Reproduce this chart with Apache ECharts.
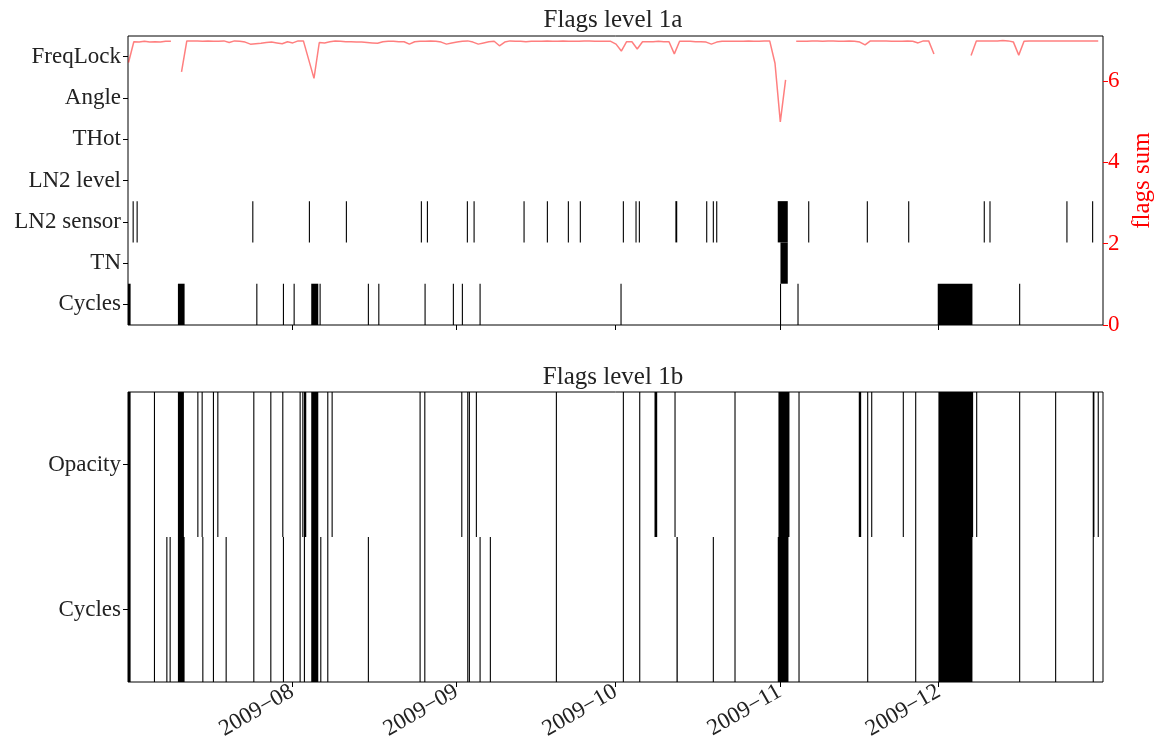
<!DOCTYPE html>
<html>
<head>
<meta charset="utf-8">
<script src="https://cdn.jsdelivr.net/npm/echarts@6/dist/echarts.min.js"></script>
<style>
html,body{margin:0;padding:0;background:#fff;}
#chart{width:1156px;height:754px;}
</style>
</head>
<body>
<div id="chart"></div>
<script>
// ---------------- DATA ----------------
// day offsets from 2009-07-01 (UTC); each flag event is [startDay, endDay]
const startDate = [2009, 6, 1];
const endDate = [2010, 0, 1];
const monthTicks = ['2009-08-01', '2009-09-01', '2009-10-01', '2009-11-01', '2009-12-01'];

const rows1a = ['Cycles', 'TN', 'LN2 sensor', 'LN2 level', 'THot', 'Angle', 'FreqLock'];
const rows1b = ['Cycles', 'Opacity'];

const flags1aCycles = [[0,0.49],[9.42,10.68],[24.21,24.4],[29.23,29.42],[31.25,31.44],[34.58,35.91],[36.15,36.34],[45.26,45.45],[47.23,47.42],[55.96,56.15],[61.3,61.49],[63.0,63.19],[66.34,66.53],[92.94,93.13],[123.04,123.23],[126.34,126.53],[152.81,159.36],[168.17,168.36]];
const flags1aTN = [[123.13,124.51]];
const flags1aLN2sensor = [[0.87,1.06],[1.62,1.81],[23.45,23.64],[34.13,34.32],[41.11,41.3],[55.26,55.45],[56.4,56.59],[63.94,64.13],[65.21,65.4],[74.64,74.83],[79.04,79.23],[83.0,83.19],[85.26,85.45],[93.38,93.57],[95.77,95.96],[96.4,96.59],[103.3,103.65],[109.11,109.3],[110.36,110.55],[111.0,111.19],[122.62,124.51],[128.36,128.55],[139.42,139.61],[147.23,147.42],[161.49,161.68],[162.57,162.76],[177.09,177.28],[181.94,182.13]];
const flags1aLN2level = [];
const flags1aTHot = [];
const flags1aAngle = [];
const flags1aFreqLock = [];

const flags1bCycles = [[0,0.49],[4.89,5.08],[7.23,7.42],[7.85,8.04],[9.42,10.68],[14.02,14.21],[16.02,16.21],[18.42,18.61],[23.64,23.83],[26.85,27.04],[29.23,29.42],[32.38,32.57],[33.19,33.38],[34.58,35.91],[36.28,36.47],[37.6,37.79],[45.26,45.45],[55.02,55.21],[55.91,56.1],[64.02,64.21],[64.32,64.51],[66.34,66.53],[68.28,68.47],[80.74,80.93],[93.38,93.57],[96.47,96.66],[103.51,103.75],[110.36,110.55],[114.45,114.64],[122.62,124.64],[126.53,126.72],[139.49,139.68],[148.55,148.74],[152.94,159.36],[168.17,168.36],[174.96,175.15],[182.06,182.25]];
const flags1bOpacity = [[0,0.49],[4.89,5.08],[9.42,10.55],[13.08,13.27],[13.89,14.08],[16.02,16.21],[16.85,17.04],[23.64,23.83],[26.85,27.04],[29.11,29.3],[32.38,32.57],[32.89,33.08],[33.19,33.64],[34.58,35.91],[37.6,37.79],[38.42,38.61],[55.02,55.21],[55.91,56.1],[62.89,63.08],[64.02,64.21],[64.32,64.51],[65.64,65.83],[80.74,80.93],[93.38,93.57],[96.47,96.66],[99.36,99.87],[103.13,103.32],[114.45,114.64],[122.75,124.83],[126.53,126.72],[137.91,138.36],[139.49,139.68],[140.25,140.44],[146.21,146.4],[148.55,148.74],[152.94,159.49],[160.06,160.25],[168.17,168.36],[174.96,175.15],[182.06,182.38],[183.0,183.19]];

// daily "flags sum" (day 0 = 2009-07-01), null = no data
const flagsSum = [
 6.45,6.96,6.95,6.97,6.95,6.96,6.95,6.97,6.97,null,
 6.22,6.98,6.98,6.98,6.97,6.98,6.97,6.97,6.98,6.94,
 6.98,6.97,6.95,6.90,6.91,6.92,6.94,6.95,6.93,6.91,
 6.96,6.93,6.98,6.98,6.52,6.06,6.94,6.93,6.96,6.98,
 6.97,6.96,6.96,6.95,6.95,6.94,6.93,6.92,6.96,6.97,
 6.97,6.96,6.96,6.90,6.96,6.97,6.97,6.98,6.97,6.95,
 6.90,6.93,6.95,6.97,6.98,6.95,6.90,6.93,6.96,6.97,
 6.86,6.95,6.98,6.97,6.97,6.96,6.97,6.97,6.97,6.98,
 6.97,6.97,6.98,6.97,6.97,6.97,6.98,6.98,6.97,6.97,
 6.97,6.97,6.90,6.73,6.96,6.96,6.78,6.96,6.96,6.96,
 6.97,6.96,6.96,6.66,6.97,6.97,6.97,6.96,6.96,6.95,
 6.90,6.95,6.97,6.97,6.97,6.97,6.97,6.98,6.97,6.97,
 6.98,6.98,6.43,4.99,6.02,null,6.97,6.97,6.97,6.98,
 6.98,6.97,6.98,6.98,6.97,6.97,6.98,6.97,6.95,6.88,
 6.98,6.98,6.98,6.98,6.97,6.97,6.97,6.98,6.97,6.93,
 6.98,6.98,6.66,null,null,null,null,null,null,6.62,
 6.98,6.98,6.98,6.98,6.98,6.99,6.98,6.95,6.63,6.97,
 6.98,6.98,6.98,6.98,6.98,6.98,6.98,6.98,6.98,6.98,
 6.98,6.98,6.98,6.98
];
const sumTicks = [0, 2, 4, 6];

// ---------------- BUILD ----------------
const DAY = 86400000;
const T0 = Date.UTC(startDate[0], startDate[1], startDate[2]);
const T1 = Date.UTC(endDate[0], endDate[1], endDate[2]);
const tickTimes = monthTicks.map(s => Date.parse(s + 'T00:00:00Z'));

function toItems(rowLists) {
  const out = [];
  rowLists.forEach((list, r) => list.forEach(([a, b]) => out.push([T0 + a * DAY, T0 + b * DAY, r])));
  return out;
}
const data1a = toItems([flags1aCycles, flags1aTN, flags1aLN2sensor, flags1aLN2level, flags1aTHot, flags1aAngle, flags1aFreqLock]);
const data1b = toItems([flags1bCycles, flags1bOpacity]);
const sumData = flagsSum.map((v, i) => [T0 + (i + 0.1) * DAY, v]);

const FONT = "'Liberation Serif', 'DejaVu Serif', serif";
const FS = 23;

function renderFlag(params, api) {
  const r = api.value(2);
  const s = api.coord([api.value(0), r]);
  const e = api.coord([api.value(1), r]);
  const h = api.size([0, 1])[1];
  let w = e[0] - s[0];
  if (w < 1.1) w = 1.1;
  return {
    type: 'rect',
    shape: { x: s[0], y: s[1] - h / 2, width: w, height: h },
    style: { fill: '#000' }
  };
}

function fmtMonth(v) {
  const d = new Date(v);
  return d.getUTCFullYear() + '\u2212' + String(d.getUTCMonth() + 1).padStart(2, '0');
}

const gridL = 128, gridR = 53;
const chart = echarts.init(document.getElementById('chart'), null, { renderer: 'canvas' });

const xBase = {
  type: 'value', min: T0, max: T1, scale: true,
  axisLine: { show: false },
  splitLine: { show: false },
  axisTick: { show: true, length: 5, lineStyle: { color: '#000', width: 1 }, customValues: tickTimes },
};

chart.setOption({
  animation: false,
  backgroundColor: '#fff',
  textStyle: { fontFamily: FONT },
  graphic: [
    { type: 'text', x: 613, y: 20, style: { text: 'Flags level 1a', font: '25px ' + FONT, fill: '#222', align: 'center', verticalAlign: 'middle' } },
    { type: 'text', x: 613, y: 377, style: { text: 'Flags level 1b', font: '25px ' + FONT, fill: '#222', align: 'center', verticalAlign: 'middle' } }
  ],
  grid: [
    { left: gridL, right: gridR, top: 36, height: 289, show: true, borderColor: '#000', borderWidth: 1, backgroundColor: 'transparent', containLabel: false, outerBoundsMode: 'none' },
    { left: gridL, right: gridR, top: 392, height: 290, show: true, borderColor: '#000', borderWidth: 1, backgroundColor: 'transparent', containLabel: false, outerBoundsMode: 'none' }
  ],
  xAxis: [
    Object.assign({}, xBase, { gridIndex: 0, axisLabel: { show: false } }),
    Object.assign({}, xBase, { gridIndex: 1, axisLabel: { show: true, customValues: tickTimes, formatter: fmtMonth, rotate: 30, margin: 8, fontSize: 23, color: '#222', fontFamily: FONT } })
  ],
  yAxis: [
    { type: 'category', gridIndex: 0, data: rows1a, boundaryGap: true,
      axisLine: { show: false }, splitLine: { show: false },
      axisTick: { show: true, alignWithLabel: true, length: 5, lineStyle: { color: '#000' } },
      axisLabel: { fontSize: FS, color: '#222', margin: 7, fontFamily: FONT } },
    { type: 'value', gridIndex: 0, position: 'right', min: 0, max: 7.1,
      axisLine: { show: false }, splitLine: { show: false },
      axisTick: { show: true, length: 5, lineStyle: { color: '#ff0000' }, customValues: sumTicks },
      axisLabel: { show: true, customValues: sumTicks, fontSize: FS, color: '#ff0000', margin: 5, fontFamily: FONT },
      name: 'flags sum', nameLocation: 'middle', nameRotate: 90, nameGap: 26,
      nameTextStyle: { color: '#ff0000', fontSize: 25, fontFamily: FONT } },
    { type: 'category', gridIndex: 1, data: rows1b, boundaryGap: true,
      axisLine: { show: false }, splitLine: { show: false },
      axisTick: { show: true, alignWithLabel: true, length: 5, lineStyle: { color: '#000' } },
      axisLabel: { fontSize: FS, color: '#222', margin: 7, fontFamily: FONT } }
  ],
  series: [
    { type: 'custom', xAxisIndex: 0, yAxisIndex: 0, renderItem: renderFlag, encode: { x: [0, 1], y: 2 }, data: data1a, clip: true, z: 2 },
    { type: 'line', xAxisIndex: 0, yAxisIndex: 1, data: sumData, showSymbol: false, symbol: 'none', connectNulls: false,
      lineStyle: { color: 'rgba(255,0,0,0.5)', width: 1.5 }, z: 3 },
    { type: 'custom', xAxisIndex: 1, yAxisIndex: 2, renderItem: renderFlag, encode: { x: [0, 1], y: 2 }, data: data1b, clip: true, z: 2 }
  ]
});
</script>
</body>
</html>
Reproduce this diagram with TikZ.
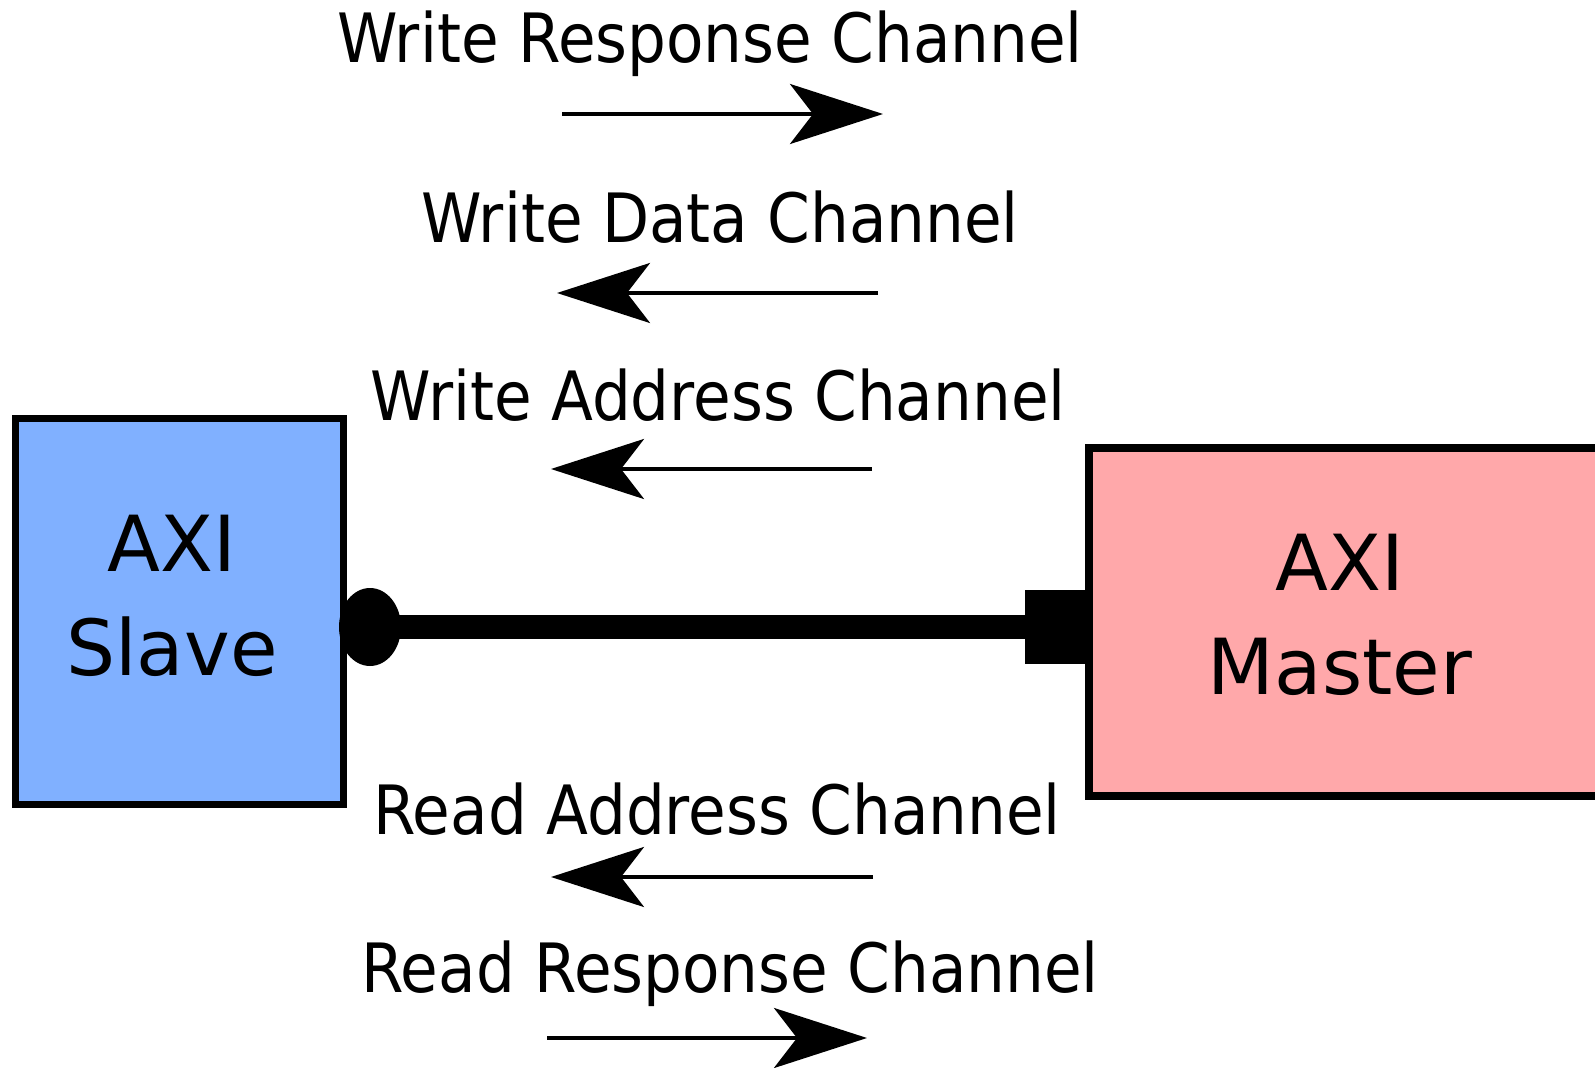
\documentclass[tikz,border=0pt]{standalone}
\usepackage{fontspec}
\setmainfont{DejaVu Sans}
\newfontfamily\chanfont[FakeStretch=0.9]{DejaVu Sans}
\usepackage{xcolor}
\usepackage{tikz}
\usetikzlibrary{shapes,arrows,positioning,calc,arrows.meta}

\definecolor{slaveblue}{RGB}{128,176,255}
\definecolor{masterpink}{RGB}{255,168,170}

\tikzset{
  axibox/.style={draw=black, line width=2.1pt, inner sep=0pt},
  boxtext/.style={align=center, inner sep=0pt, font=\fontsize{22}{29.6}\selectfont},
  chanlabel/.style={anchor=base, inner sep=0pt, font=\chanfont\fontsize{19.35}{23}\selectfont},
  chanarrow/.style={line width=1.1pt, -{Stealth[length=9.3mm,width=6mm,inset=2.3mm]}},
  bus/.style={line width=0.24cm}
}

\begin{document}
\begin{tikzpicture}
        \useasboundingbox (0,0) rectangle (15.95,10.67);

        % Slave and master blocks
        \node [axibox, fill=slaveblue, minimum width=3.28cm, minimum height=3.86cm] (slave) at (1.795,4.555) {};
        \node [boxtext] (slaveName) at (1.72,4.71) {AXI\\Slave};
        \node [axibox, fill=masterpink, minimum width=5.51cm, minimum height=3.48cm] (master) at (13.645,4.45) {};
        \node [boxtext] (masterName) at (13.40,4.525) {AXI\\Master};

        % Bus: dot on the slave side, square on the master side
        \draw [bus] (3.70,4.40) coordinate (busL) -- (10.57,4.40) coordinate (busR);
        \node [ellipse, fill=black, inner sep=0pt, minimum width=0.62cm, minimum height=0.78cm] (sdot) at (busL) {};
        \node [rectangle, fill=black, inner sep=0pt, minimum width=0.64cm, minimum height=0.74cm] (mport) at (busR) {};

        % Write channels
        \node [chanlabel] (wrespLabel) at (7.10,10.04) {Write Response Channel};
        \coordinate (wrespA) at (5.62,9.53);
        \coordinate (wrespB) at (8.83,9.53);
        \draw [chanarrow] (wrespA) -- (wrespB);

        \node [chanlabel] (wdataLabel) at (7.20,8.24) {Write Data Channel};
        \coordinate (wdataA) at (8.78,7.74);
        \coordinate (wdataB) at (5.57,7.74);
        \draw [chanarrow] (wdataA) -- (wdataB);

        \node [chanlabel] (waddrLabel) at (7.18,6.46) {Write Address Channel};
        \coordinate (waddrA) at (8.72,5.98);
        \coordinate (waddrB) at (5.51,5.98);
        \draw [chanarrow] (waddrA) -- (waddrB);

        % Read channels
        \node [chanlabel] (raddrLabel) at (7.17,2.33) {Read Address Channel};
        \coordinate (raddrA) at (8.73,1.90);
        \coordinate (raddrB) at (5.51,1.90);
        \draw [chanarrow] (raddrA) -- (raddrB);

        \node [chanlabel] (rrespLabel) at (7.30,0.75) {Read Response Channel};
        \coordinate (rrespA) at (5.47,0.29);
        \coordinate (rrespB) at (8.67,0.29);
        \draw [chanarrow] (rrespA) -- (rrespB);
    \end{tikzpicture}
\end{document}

→ **Requirements**
Omit the pictures. Extract exactly the lines that begin with the one holding "Reproduce this diagram with TikZ." and end with the one holding "[rectangle, fill=black, inner", inclusive.

→ **Complete output**
Reproduce this diagram with TikZ.
\documentclass[tikz,border=0pt]{standalone}
\usepackage{fontspec}
\setmainfont{DejaVu Sans}
\newfontfamily\chanfont[FakeStretch=0.9]{DejaVu Sans}
\usepackage{xcolor}
\usepackage{tikz}
\usetikzlibrary{shapes,arrows,positioning,calc,arrows.meta}

\definecolor{slaveblue}{RGB}{128,176,255}
\definecolor{masterpink}{RGB}{255,168,170}

\tikzset{
  axibox/.style={draw=black, line width=2.1pt, inner sep=0pt},
  boxtext/.style={align=center, inner sep=0pt, font=\fontsize{22}{29.6}\selectfont},
  chanlabel/.style={anchor=base, inner sep=0pt, font=\chanfont\fontsize{19.35}{23}\selectfont},
  chanarrow/.style={line width=1.1pt, -{Stealth[length=9.3mm,width=6mm,inset=2.3mm]}},
  bus/.style={line width=0.24cm}
}

\begin{document}
\begin{tikzpicture}
        \useasboundingbox (0,0) rectangle (15.95,10.67);

        % Slave and master blocks
        \node [axibox, fill=slaveblue, minimum width=3.28cm, minimum height=3.86cm] (slave) at (1.795,4.555) {};
        \node [boxtext] (slaveName) at (1.72,4.71) {AXI\\Slave};
        \node [axibox, fill=masterpink, minimum width=5.51cm, minimum height=3.48cm] (master) at (13.645,4.45) {};
        \node [boxtext] (masterName) at (13.40,4.525) {AXI\\Master};

        % Bus: dot on the slave side, square on the master side
        \draw [bus] (3.70,4.40) coordinate (busL) -- (10.57,4.40) coordinate (busR);
        \node [ellipse, fill=black, inner sep=0pt, minimum width=0.62cm, minimum height=0.78cm] (sdot) at (busL) {};
        \node [rectangle, fill=black, inner sep=0pt, minimum width=0.64cm, minimum height=0.74cm] (mport) at (busR) {};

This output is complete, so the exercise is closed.